Accusation of bias taints McBride
Independent Police Investigative Directorate (Ipid) head Robert McBride (pictured) has been accused of protecting a provincial head who is facing charges of breaching processes by recommending her son for the position of senior investigator.
McBride allegedly lifted the suspension of Ipid Gauteng head Azande Ntshangase, which means she will not face internal disciplinary processes for allegedly abusing authority, dishonesty and contravening the code of conduct on the hiring of staff.
McBride lifted the suspension when he returned to work in October after his 16-month suspension after allegations that he falsified a report claiming that former Hawks unit head Anwa Dramat was innocent of the unlawful renditions of Zimbabwean nationals.
Ipid spokesperson Moses Dlamini said McBride had indicated in his letter to staff, dated October 19 2016, that he would review the transfers and disciplinary actions that were conducted in his absence.
“Accordingly, he took advice and withdrew the malicious disciplinary actions and transfers, which were pursued with ulterior purposes,” Dlamini said.
McBride’s role in the setting aside of Ntshangase’s suspension came into the open this week when the directorate’s Gauteng investigations director, Daniel Morema, divulged details of the matter after he resigned.
Morema said he faced “intolerable victimisation” at Ipid and could not have revealed this information while in the directorate’s employ.
He told City Press that he was assigned to investigate Ntshangase after a whistle-blower complained to the Public Service Commission in 2015 about nepotism. “Ntshangase was suspended in 2015, but she did not attend any disciplinary hearings because she always gave excuses that she was sick. When McBride came back, he lifted her suspension despite all the evidence against her,” Morema said.
According to the charge sheet, Ntshangase was charged for failing to disclose to then acting Ipid executive director Israel Kgamanyane that Maqhawe Dlodlo was her biological son when he was recommended for a senior investigator post in 2015.
Ntshangase, the charge sheet says, took over the administration process for the recruitment of an investigator and prepared the interview programme without involving a human resources administrator.
“The programme prepared by yourself,” reads the charge sheet, “included your son as one of the candidates grouped only with external candidates in order to advantage him.”
Dlodlo’s imminent employment, though he had scored the highest marks among the candidates, was halted pending an investigation into his mother’s role. He was eventually not employed.
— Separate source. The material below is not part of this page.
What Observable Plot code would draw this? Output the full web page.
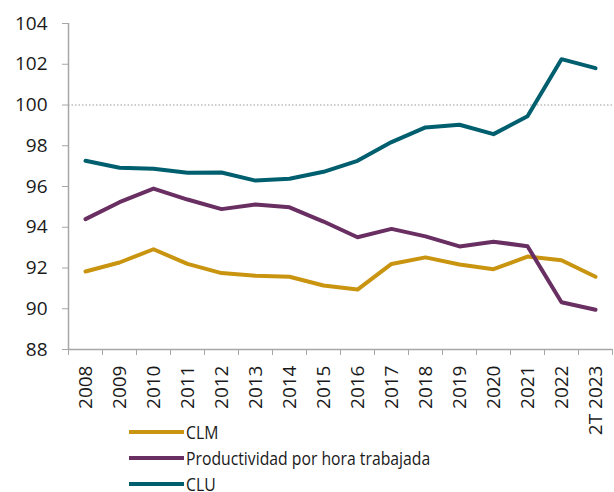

Other charges against Ntshangase included gross dishonesty and contravention of the public service code of conduct for failing to disclose her personal relationship with two more candidates – a secretary and an administration clerk – and accepting their statements that they had previously worked with her at the SA Police Service when they had not. Ntshangase said her son had made the decision to apply for the post and she could not have stopped him. “My son was never appointed and I was not on the panel,” she said. “I never pleaded to any charges. The first chairperson of the disciplinary committee was asked to recuse himself because he was recorded talking about my case, and by the time they got a new chairperson, McBride had come back. McBride asked Kgamanyane to give a report on all the disciplinary and other issues and he refused. I got a call to come back to work and I complied,” Ntshangase said. However, documents that include affidavits indicate that officials felt that Ntshangase was biased in favour of her son over the other candidates. One document shows that she completed a reference check for Dlodlo’s competencies, while another indicates that she recommended her son’s appointment. Dlamini confirmed that McBride asked Kgamanyane for a handover report to understand the “rationale for the numerous transfers, suspensions and disciplinary actions against Ipid staff”, but he refused.